Monday, October 4, 2010

Michael Hedges & Friends: Get Back

This last week I received an email from my old college friend Greg Rector. If you remember, I mentioned Greg a while back as he always had the most amazing album collection of anyone on campus. Greg and I reconnected last year via Facebook. I hadn’t seen or heard of him since the seventies, but he has served as the inspiration for this blog on more than one occasion.

In last week’s email, Greg who has been a regular concert attendee since the 70s, related that he and his wife will be seeing Elton John and Leon Russell in concert and that caused him to reminisce about 1972.

I was fortunate to catch Elton at St.
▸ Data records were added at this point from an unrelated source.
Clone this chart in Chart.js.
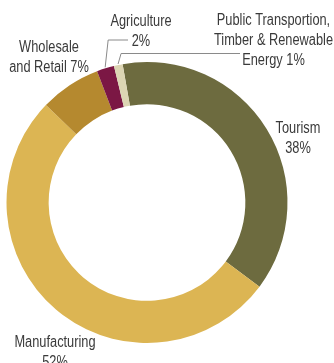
<!DOCTYPE html>
<html>
<head>
<meta charset="utf-8">
<script src="https://cdn.jsdelivr.net/npm/chart.js@4"></script>
<style>
    html, body { margin: 0; padding: 0; background: #fff; }
    #wrap { position: relative; width: 334px; height: 363px; }
</style>
</head>
<body>
<div id="wrap"><canvas id="chart" width="334" height="363"></canvas></div>
<script>
'use strict';

// economy sectors, clockwise from the top
const sectors = ['Tourism', 'Manufacturing', 'Wholesale and Retail', 'Agriculture', 'Public Transportion, Timber & Renewable Energy'];
const shares = [38, 52, 7, 2, 1];
// label lines, {v} is replaced by the share
const labelLines = [
    ['Tourism', '{v}%'],
    ['Manufacturing', '{v}%'],
    ['Wholesale', 'and Retail {v}%'],
    ['Agriculture', '{v}%'],
    ['Public Transportion,', 'Timber & Renewable', 'Energy {v}%']
];

const colors = ['#6d6b3f', '#dcb553', '#b5892f', '#7b1744', '#dcd5b3'];

// where each label block is centred (x, first line y) and its leader line, if any
const labelPos = [
    { x: 298, y: 129, leader: null },
    { x: 55, y: 343, leader: null },
    { x: 49, y: 48, leader: null },
    { x: 141, y: 22, leader: { y: 40, endX: 128 } },
    { x: 273.5, y: 21, leader: { y: 53.5, endX: 240 } }
];

// narrow look: regular sans squeezed horizontally
const FONT = '16px "Liberation Sans", Arimo, Arial, sans-serif';
const SQUEEZE = 0.8;

const labelPlugin = {
    id: 'sectorLabels',
    afterDraw(chart) {
        const ctx = chart.ctx;
        const meta = chart.getDatasetMeta(0);
        ctx.save();
        ctx.font = FONT;
        ctx.fillStyle = '#3a3a3a';
        ctx.textAlign = 'center';
        ctx.textBaseline = 'middle';
        labelLines.forEach((lines, i) => {
            const pos = labelPos[i];
            lines.forEach((line, j) => {
                ctx.save();
                ctx.translate(pos.x, pos.y + j * 20);
                ctx.scale(SQUEEZE, 1);
                ctx.fillText(line.replace('{v}', shares[i]), 0, 0);
                ctx.restore();
            });

            if (pos.leader) {
                const arc = meta.data[i].getProps(['x', 'y', 'startAngle', 'endAngle', 'outerRadius'], true);
                const mid = (arc.startAngle + arc.endAngle) / 2;
                const ax = arc.x + Math.cos(mid) * (arc.outerRadius + 1);
                const ay = arc.y + Math.sin(mid) * (arc.outerRadius + 1);
                ctx.beginPath();
                ctx.strokeStyle = '#8a8a8a';
                ctx.lineWidth = 1;
                ctx.moveTo(ax, ay);
                ctx.lineTo(ax + 3, pos.leader.y);
                ctx.lineTo(pos.leader.endX, pos.leader.y);
                ctx.stroke();
            }
        });
        ctx.restore();
    }
};

new Chart(document.getElementById('chart'), {
    type: 'doughnut',
    data: {
        labels: sectors,
        datasets: [{
            data: shares,
            backgroundColor: colors,
            borderWidth: 0
        }]
    },
    options: {
        responsive: false,
        animation: false,
        rotation: -10,
        cutout: '70%',
        layout: {
            padding: { left: 6.5, top: 62, right: 46.5, bottom: 20 }
        },
        plugins: {
            legend: { display: false },
            tooltip: { enabled: false }
        }
    },
    plugins: [labelPlugin]
});
</script>
</body>
</html>
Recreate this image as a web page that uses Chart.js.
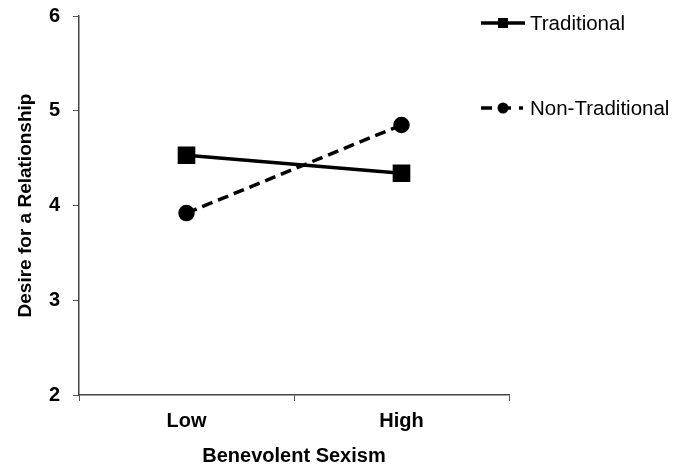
<!DOCTYPE html>
<html>
<head>
<meta charset="utf-8">
<script src="https://cdn.jsdelivr.net/npm/chart.js@4"></script>
<style>
  html, body { margin: 0; padding: 0; background: #fff; }
  #wrap { width: 686px; height: 472px; position: relative; }
</style>
</head>
<body>
<div id="wrap"><canvas id="chart"></canvas></div>
<script>
const categories = ['Low', 'High'];
const traditional = [4.53, 4.34];
const nonTraditional = [3.92, 4.85];
const seriesNames = ['Traditional', 'Non-Traditional'];
const yTicks = [2, 3, 4, 5, 6];

const FONT = '"Liberation Sans", Arial, Helvetica, sans-serif';

// legend drawn at top right, outside the plot
const sideLegend = {
    id: 'sideLegend',
    afterDraw(chart) {
        const ctx = chart.ctx;
        const rows = [23, 108];
        chart.data.datasets.forEach((ds, i) => {
            const y = rows[i];
            ctx.save();
            ctx.strokeStyle = '#000';
            ctx.lineWidth = 3.5;
            if (ds.borderDash) ctx.setLineDash([11, 8, 11, 8, 4, 100]);
            ctx.beginPath();
            ctx.moveTo(481, y);
            ctx.lineTo(525, y);
            ctx.stroke();
            ctx.setLineDash([]);
            ctx.fillStyle = '#000';
            if (ds.pointStyle === 'rect') ctx.fillRect(498, y - 5, 10, 10);
            else { ctx.beginPath(); ctx.arc(503, y, 5.5, 0, Math.PI * 2); ctx.fill(); }
            ctx.font = '20.5px ' + FONT;
            ctx.textBaseline = 'middle';
            ctx.fillText(ds.label, 530, y + 1);
            ctx.restore();
        });
    }
};

new Chart(document.getElementById('chart'), {
    type: 'line',
    data: {
        labels: categories,
        datasets: [
            {
                label: seriesNames[0],
                data: traditional,
                borderColor: '#000',
                backgroundColor: '#000',
                borderWidth: 3.5,
                pointStyle: 'rect',
                pointRadius: 10,
                pointHoverRadius: 10
            },
            {
                label: seriesNames[1],
                data: nonTraditional,
                borderColor: '#000',
                backgroundColor: '#000',
                borderWidth: 3.5,
                borderDash: [11, 6],
                pointStyle: 'circle',
                pointRadius: 6.5,
                pointHoverRadius: 6.5
            }
        ]
    },
    options: {
        responsive: true,
        maintainAspectRatio: false,
        animation: false,
        layout: { padding: { top: 16, right: 177, left: 0, bottom: 0 } },
        plugins: { legend: { display: false }, tooltip: { enabled: false } },
        scales: {
            x: {
                offset: true,
                grid: { offset: true, drawOnChartArea: false, tickLength: 6, color: '#555', tickColor: '#555' },
                border: { color: '#444', width: 1.5 },
                ticks: { color: '#000', padding: 8, font: { family: FONT, size: 20, weight: 'bold' } },
                title: { display: true, text: 'Benevolent Sexism', color: '#000', padding: { top: 0, bottom: 4 },
                         font: { family: FONT, size: 20, weight: 'bold' } },
                afterFit(scale) { scale.height = 77; }
            },
            y: {
                min: 2,
                max: 6,
                afterBuildTicks(scale) { scale.ticks = yTicks.map(v => ({ value: v })); },
                grid: { drawOnChartArea: false, tickLength: 6, color: '#555', tickColor: '#555' },
                border: { color: '#444', width: 1.5 },
                ticks: { color: '#000', padding: 13, font: { family: FONT, size: 20, weight: 'bold' } },
                title: { display: true, text: 'Desire for a Relationship', color: '#000', padding: { top: 14, bottom: 0 },
                         font: { family: FONT, size: 19, weight: 'bold' } },
                afterFit(scale) { scale.width = 79; scale.paddingTop = 0; scale.paddingBottom = 0; }
            }
        }
    },
    plugins: [sideLegend]
});
</script>
</body>
</html>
John’s (old) Arena in Columbus [Ohio]. I had not paid too much attention to the "Honky Chateau" album - had it, but didn't concentrate on content. When Elton came on stage that night, much to my surprise was "some fiddle player" - wow, interesting. Obviously, not just any “fiddle player” but Jean Luc Ponty! Simply amazing! Then that summer, I went to the Akron Rubber Bowl (not a rock music hotbed) and was fortunate to catch Jefferson Airplane and lo and behold - there was little old Papa John Creach! These were my first intros to the violin in a concert environment and both where amazing. I thought maybe you could get creative.

Well Greg, you have your wish. All of this week, I’ll feature the violin as a rock n’ roll instrument. While some of the names people will be familiar, others will not. I’ll be fitting these into the mold of my regular daily features.

We’ll hear of course from Jean Luc Ponty, Papa John Creech, and a few others. In fact Elton John’s “Honky Chateau,” an album I hadn’t listened to for decades, came out of the closet and proved to be an excellent album by the bespectacled Reginald Dwight that I am featuring it on Saturday. It features Ponty on two cuts.

Today’s Monday Cover is by the late Michael Hedges who was a phenomenal guitarist and harp-guitarist. Hedges often took the guitar to newer heights and greater possibilities with alternative tuning schemas. This undated recording from the New Varsity Theatre in Palo Alto, California was from either the late 70s or early 80s. Backing Hedges is Michael Manring on bass and Darol Anger on violin.

I first became aware of Anger’s music in the magazine “Frets” in the late 1970s. I won a year’s subscription to this new publication by submitting a winning crosswords puzzle to its parent publication – “Guitar Player.” Anger's music and instruments were often featured in “Frets” despite the fact his violin has no frets.

In 1977, Anger became a founding member of the David Grisman Quintet that included Grisman on mandolin, Anger on violin and other assorted instruments, Tony Rice on guitar, Todd Phillips on second mandolin, and Bill Amatneek. This album was pivotal in that it was moving Grisman’s style from Newgrass to a nomenclature he coined as “Dawg Music.”

To me, Anger was a complete unknown; however, he had impeccable talent. His clandestine status did not last long as Anger was constantly contributing on numerous albums in various styles. In today’s cover recording, Michael Hedges leads the trio in an acoustic version of The Beatles’ “Get Back.” Because of the sparse instrumentation in a live context, you can experience Darol Anger’s talent in all of its glory. Enjoy!

The Beatles & Billy Preston Live

This 1969 recording comes from the motion picture "Let it Be" and features The Beatles live on the roof of the Apple Records' office in London. Billy Preston accompanies the Fab Four on a Fender Rhodes electric piano. Shortly after this song, the municipal bobbies broke-up the impromptu session.